How to use CFDs to shield my gains from the taxman
CGT is payable on any gain of more than £10,600 (for the tax year 2011/12) made on asset disposals at the rate of 18 or 28% – depending on your tax band.The CGT exemption is a ‘use it or lose it’ relief that cannot be carried forward to cover future gains. A practice known as bed and breakfasting, whereby assets are sold and bought back the next day to make maximum use of the annual exemption, is no longer allowed. You are permitted to buy the same shares back after 30 full days, but that does not always appeal to asset holders who want to stay in the market.
An alternative strategy involves taking out a contract for difference (CFD) position to crystallise your gains, or losses for offsetting purposes. Essentially, a CFD is an agreement to exchange the difference in the value of a particular asset between the opening and closing price. To bed and breakfast using a CFD, you simply sell a share, buy a corresponding CFD exposure and, after 31 days have elapsed, sell the CFD contract and repurchase the original shares.
The CFD position keeps you in the market regardless of its direction. If the share price rises during the 31-day interval, profits from the CFD trade will offset the cost of repurchasing the shares at a higher price. If the share price falls in the period, the CFD loss is compensated for by the cheaper price of the repurchased shares.
You should be able to find a CFD spread that works for your portfolio, as thousands of underlying shares are represented, as well as foreign exchange, commodities and stock indices. Trades are conducted on a leveraged basis and the margin is based on a small percentage of the value of the trade, so you can open a position by putting up just 5 to 10% of its value.
If you sometimes spread bet, you may find your spread betting firm offers CFDs. One main benefit of spread trading is that profits are CGT exempt, but this means you cannot offset losses against capital gains for CGT purposes. The big attraction of CFDs over spread betting is that losses can be offset against your CGT liability.
The cost of financing CFDs is linked to Libor (the London interbank offered rate), and as Libor has been running at low levels in line with the Bank of England rate, the cost of holding CFDs for any length of time has fallen.
Chris Beauchamp, a market analyst at IG Group, says: “CFDs are the easiest to use as they are taxable – gains and losses can be offset in the same way as they can with normal shares.
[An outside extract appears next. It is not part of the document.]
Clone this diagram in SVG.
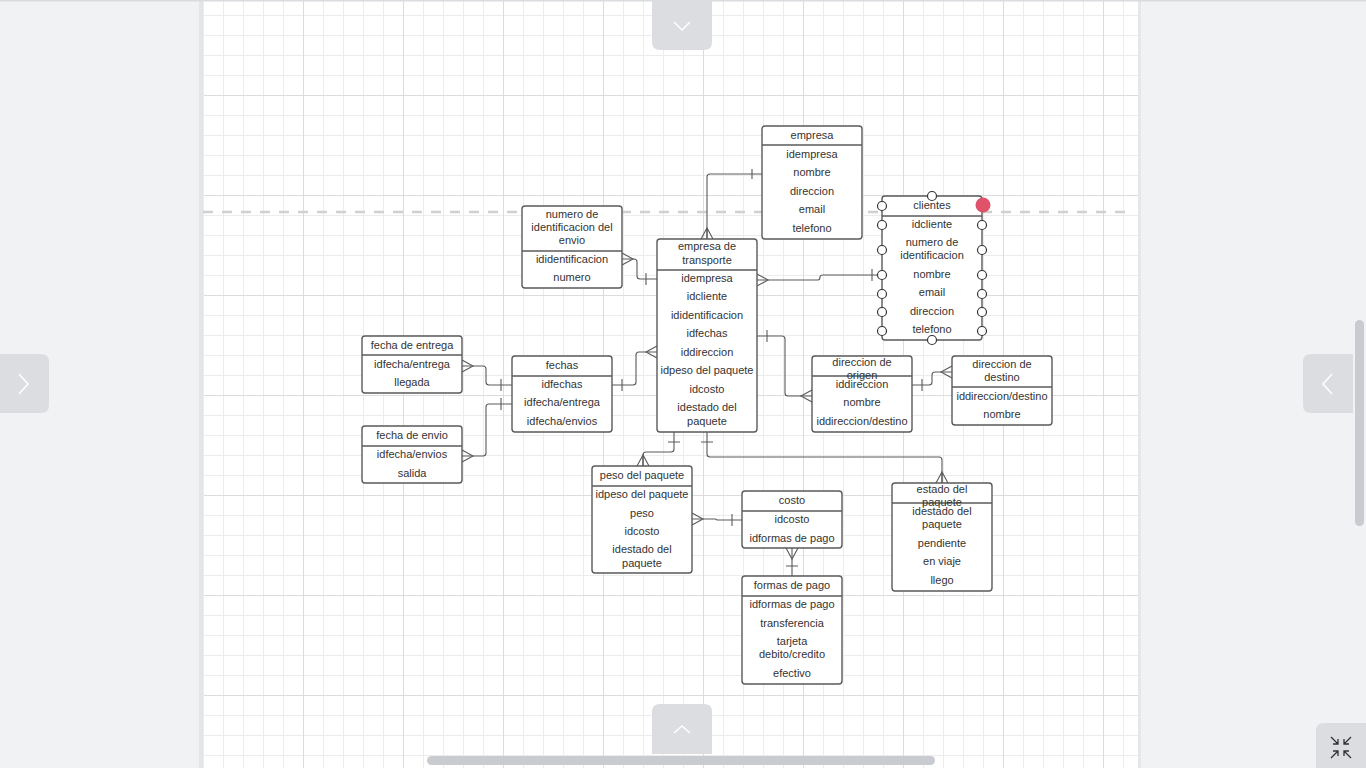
<svg xmlns="http://www.w3.org/2000/svg" width="1366" height="768" viewBox="0 0 1366 768">
<style>
.t{font-family:"Liberation Sans",Arial,sans-serif;font-size:11px;fill:#333;text-anchor:middle}
.box{fill:#fff;stroke:#5a5a5a;stroke-width:1.4}
.div{stroke:#5a5a5a;stroke-width:1.4}
.c{fill:none;stroke:#5a5a5a;stroke-width:1.1}
.h{fill:#fff;stroke:#333;stroke-width:1.2}
.ui{fill:#dcdde0}
.chev{fill:none;stroke:#fff;stroke-width:1.5}
</style>
<defs>
<pattern id="minor" patternUnits="userSpaceOnUse" x="203" y="15" width="20" height="20">
<rect x="0" y="0" width="20" height="1" fill="#ececec"/>
<rect x="0" y="0" width="1" height="20" fill="#ececec"/>
</pattern>
<pattern id="major" patternUnits="userSpaceOnUse" x="203" y="-5" width="100" height="100">
<rect x="0" y="0" width="100" height="1" fill="#dcdcdc"/>
<rect x="0" y="0" width="1" height="100" fill="#dcdcdc"/>
</pattern>
</defs>
<rect width="1366" height="768" fill="#f1f2f4"/>
<rect x="199" y="0" width="4" height="768" fill="#e4e5e8"/>
<rect x="1138" y="0" width="3" height="768" fill="#e6e7ea"/>
<rect x="203" y="0" width="935" height="768" fill="#fff"/>
<rect x="203" y="0" width="935" height="768" fill="url(#minor)"/>
<rect x="204" y="0" width="934" height="768" fill="url(#major)"/>
<rect x="0" y="0" width="1366" height="1.5" fill="#dadbde"/>
<line x1="203" y1="212" x2="1132" y2="212" stroke="#d0d0d0" stroke-width="2.5" stroke-dasharray="10,9"/>

<g id="connectors">
<!-- empresa -> empresa de transporte -->
<path class="c" d="M762 174 H710 Q707 174 707 177 V239"/>
<path class="c" d="M752 169 V179 M701 239 L707 228 L713 239 M707 228 V239"/>
<!-- numero de identificacion -> empresa de transporte -->
<path class="c" d="M622 259 H634 Q637 259 637 262 V276 Q637 279 640 279 H657"/>
<path class="c" d="M622 253 L633 259 L622 265 M646 273 V285"/>
<!-- empresa de transporte -> clientes -->
<path class="c" d="M757 280 H818 Q820 280 820 277 Q820 275 823 275 H882"/>
<path class="c" d="M757 274 L768 280 L757 286 M872 269 V281"/>
<!-- fechas -> empresa de transporte -->
<path class="c" d="M612 385 H633 Q636 385 636 382 V355 Q636 352 639 352 H657"/>
<path class="c" d="M622 379 V391 M657 346 L646 352 L657 358"/>
<!-- fecha de entrega -> fechas -->
<path class="c" d="M462 366 H483 Q486 366 486 369 V382 Q486 385 489 385 H512"/>
<path class="c" d="M462 360 L473 366 L462 372 M501 379 V391"/>
<!-- fecha de envio -> fechas -->
<path class="c" d="M462 456 H483 Q486 456 486 453 V407 Q486 404 489 404 H512"/>
<path class="c" d="M462 450 L473 456 L462 462 M501 398 V410"/>
<!-- empresa de transporte -> direccion de origen -->
<path class="c" d="M757 336 H782 Q785 336 785 339 V393 Q785 396 788 396 H812"/>
<path class="c" d="M767 330 V342 M812 390 L801 396 L812 402"/>
<!-- direccion de origen -> direccion de destino -->
<path class="c" d="M912 385 H929 Q932 385 932 382 V375 Q932 372 935 372 H952"/>
<path class="c" d="M922 379 V391 M952 366 L941 372 L952 378"/>
<!-- empresa de transporte -> peso del paquete -->
<path class="c" d="M674 432 V449 Q674 452 671 452 H646 Q643 452 643 455 V466"/>
<path class="c" d="M668 442 H680 M637 466 L643 455 L649 466 M643 455 V466"/>
<!-- empresa de transporte -> estado del paquete -->
<path class="c" d="M707 432 V454 Q707 457 710 457 H939 Q942 457 942 460 V483"/>
<path class="c" d="M701 442 H713 M936 483 L942 472 L948 483 M942 472 V483"/>
<!-- peso del paquete -> costo -->
<path class="c" d="M692 519 H715 Q717 519 717 520 H742"/>
<path class="c" d="M692 513 L703 519 L692 525 M732 514 V526"/>
<!-- costo -> formas de pago -->
<path class="c" d="M792 548 V576"/>
<path class="c" d="M786 548 L792 559 L798 548 M786 566 H798"/>
</g>

<g id="empresa">
<rect class="box" x="762" y="126" width="100" height="113" rx="3"/>
<line class="div" x1="762" y1="145" x2="862" y2="145"/>
<text class="t" x="812" y="139">empresa</text>
<text class="t" x="812" y="158">idempresa</text>
<text class="t" x="812" y="176">nombre</text>
<text class="t" x="812" y="195">direccion</text>
<text class="t" x="812" y="213">email</text>
<text class="t" x="812" y="232">telefono</text>
</g>

<g id="clientes">
<rect class="box" x="882" y="196" width="100" height="144" rx="3"/>
<line class="div" x1="882" y1="216" x2="982" y2="216"/>
<text class="t" x="932" y="209">clientes</text>
<text class="t" x="932" y="228">idcliente</text>
<text class="t" x="932" y="246">numero de</text>
<text class="t" x="932" y="259">identificacion</text>
<text class="t" x="932" y="278">nombre</text>
<text class="t" x="932" y="296">email</text>
<text class="t" x="932" y="315">direccion</text>
<text class="t" x="932" y="333">telefono</text>
<circle class="h" cx="932" cy="196" r="4.5"/>
<circle class="h" cx="932" cy="340" r="4.5"/>
<circle class="h" cx="882" cy="206" r="4.5"/>
<circle class="h" cx="882" cy="225" r="4.5"/>
<circle class="h" cx="882" cy="250" r="4.5"/>
<circle class="h" cx="882" cy="275" r="4.5"/>
<circle class="h" cx="882" cy="294" r="4.5"/>
<circle class="h" cx="882" cy="312" r="4.5"/>
<circle class="h" cx="882" cy="331" r="4.5"/>
<circle class="h" cx="982" cy="225" r="4.5"/>
<circle class="h" cx="982" cy="250" r="4.5"/>
<circle class="h" cx="982" cy="275" r="4.5"/>
<circle class="h" cx="982" cy="294" r="4.5"/>
<circle class="h" cx="982" cy="312" r="4.5"/>
<circle class="h" cx="982" cy="331" r="4.5"/>
<circle cx="983" cy="205" r="7.5" fill="#e0516a"/>
</g>

<g id="numero-identificacion-envio">
<rect class="box" x="522" y="206" width="100" height="82" rx="3"/>
<line class="div" x1="522" y1="251" x2="622" y2="251"/>
<text class="t" x="572" y="218">numero de</text>
<text class="t" x="572" y="231">identificacion del</text>
<text class="t" x="572" y="244">envio</text>
<text class="t" x="572" y="263">ididentificacion</text>
<text class="t" x="572" y="281">numero</text>
</g>

<g id="empresa-de-transporte">
<rect class="box" x="657" y="239" width="100" height="193" rx="3"/>
<line class="div" x1="657" y1="270" x2="757" y2="270"/>
<text class="t" x="707" y="250">empresa de</text>
<text class="t" x="707" y="264">transporte</text>
<text class="t" x="707" y="282">idempresa</text>
<text class="t" x="707" y="300">idcliente</text>
<text class="t" x="707" y="319">ididentificacion</text>
<text class="t" x="707" y="337">idfechas</text>
<text class="t" x="707" y="356">iddireccion</text>
<text class="t" x="707" y="374">idpeso del paquete</text>
<text class="t" x="707" y="393">idcosto</text>
<text class="t" x="707" y="411">idestado del</text>
<text class="t" x="707" y="425">paquete</text>
</g>

<g id="fecha-de-entrega">
<rect class="box" x="362" y="336" width="100" height="57" rx="3"/>
<line class="div" x1="362" y1="355" x2="462" y2="355"/>
<text class="t" x="412" y="349">fecha de entrega</text>
<text class="t" x="412" y="368">idfecha/entrega</text>
<text class="t" x="412" y="386">llegada</text>
</g>

<g id="fechas">
<rect class="box" x="512" y="356" width="100" height="76" rx="3"/>
<line class="div" x1="512" y1="376" x2="612" y2="376"/>
<text class="t" x="562" y="369">fechas</text>
<text class="t" x="562" y="388">idfechas</text>
<text class="t" x="562" y="406">idfecha/entrega</text>
<text class="t" x="562" y="425">idfecha/envios</text>
</g>

<g id="fecha-de-envio">
<rect class="box" x="362" y="426" width="100" height="57" rx="3"/>
<line class="div" x1="362" y1="446" x2="462" y2="446"/>
<text class="t" x="412" y="439">fecha de envio</text>
<text class="t" x="412" y="458">idfecha/envios</text>
<text class="t" x="412" y="477">salida</text>
</g>

<g id="direccion-de-origen">
<rect class="box" x="812" y="356" width="100" height="76" rx="3"/>
<line class="div" x1="812" y1="376" x2="912" y2="376"/>
<text class="t" x="862" y="366">direccion de</text>
<text class="t" x="862" y="379">origen</text>
<text class="t" x="862" y="388">iddireccion</text>
<text class="t" x="862" y="406">nombre</text>
<text class="t" x="862" y="425">iddireccion/destino</text>
</g>

<g id="direccion-de-destino">
<rect class="box" x="952" y="356" width="100" height="69" rx="3"/>
<line class="div" x1="952" y1="387" x2="1052" y2="387"/>
<text class="t" x="1002" y="368">direccion de</text>
<text class="t" x="1002" y="381">destino</text>
<text class="t" x="1002" y="400">iddireccion/destino</text>
<text class="t" x="1002" y="418">nombre</text>
</g>

<g id="peso-del-paquete">
<rect class="box" x="592" y="466" width="100" height="107" rx="3"/>
<line class="div" x1="592" y1="486" x2="692" y2="486"/>
<text class="t" x="642" y="479">peso del paquete</text>
<text class="t" x="642" y="498">idpeso del paquete</text>
<text class="t" x="642" y="517">peso</text>
<text class="t" x="642" y="535">idcosto</text>
<text class="t" x="642" y="553">idestado del</text>
<text class="t" x="642" y="567">paquete</text>
</g>

<g id="costo">
<rect class="box" x="742" y="491" width="100" height="57" rx="3"/>
<line class="div" x1="742" y1="511" x2="842" y2="511"/>
<text class="t" x="792" y="504">costo</text>
<text class="t" x="792" y="523">idcosto</text>
<text class="t" x="792" y="542">idformas de pago</text>
</g>

<g id="formas-de-pago">
<rect class="box" x="742" y="576" width="100" height="108" rx="3"/>
<line class="div" x1="742" y1="596" x2="842" y2="596"/>
<text class="t" x="792" y="589">formas de pago</text>
<text class="t" x="792" y="608">idformas de pago</text>
<text class="t" x="792" y="627">transferencia</text>
<text class="t" x="792" y="645">tarjeta</text>
<text class="t" x="792" y="658">debito/credito</text>
<text class="t" x="792" y="677">efectivo</text>
</g>

<g id="estado-del-paquete">
<rect class="box" x="892" y="483" width="100" height="108" rx="3"/>
<line class="div" x1="892" y1="503" x2="992" y2="503"/>
<text class="t" x="942" y="493">estado del</text>
<text class="t" x="942" y="506">paquete</text>
<text class="t" x="942" y="515">idestado del</text>
<text class="t" x="942" y="528">paquete</text>
<text class="t" x="942" y="547">pendiente</text>
<text class="t" x="942" y="565">en viaje</text>
<text class="t" x="942" y="584">llego</text>
</g>

<g id="ui">
<path class="ui" d="M652 0 H712 V42 Q712 50 704 50 H660 Q652 50 652 42 Z"/>
<path class="chev" d="M674 22 L682 30 L690 22"/>
<path class="ui" d="M652 754 H712 V712 Q712 704 704 704 H660 Q652 704 652 712 Z"/>
<path class="chev" d="M674 733 L682 726 L690 733"/>
<path class="ui" d="M0 354 H41 Q49 354 49 362 V405 Q49 413 41 413 H0 Z"/>
<path class="chev" d="M19 374 L28 384 L19 394"/>
<path class="ui" d="M1353 354 H1311 Q1303 354 1303 362 V405 Q1303 413 1311 413 H1353 Z"/>
<path class="chev" d="M1332 374 L1323 384 L1332 394"/>
<rect x="1355" y="320" width="9" height="206" rx="4.5" fill="#c8cbcf"/>
<rect x="427" y="756" width="508" height="9" rx="4.5" fill="#c8cbcf"/>
<path class="ui" d="M1366 723 V768 H1316 V731 Q1316 723 1324 723 Z"/>
<path fill="none" stroke="#333" stroke-width="1.3" d="M1331 737 L1338 744 M1338 739 V744 H1333 M1351 737 L1344 744 M1344 739 V744 H1349 M1331 758 L1338 751 M1333 751 H1338 V756 M1351 758 L1344 751 M1349 751 H1344 V756"/>
</g>
</svg>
With spread bets, gains are not taxed, but it is not possible to offset losses against gains. From an individual’s perspective, it is easier to use CFDs because they are directly applicable in CGT calculations.”
Another advantage of a CFD is that you can use it to defer your capital gains liability to a subsequent tax year, when another annual exemption will apply or other losses may be available to offset a gain. A loss can also be deferred.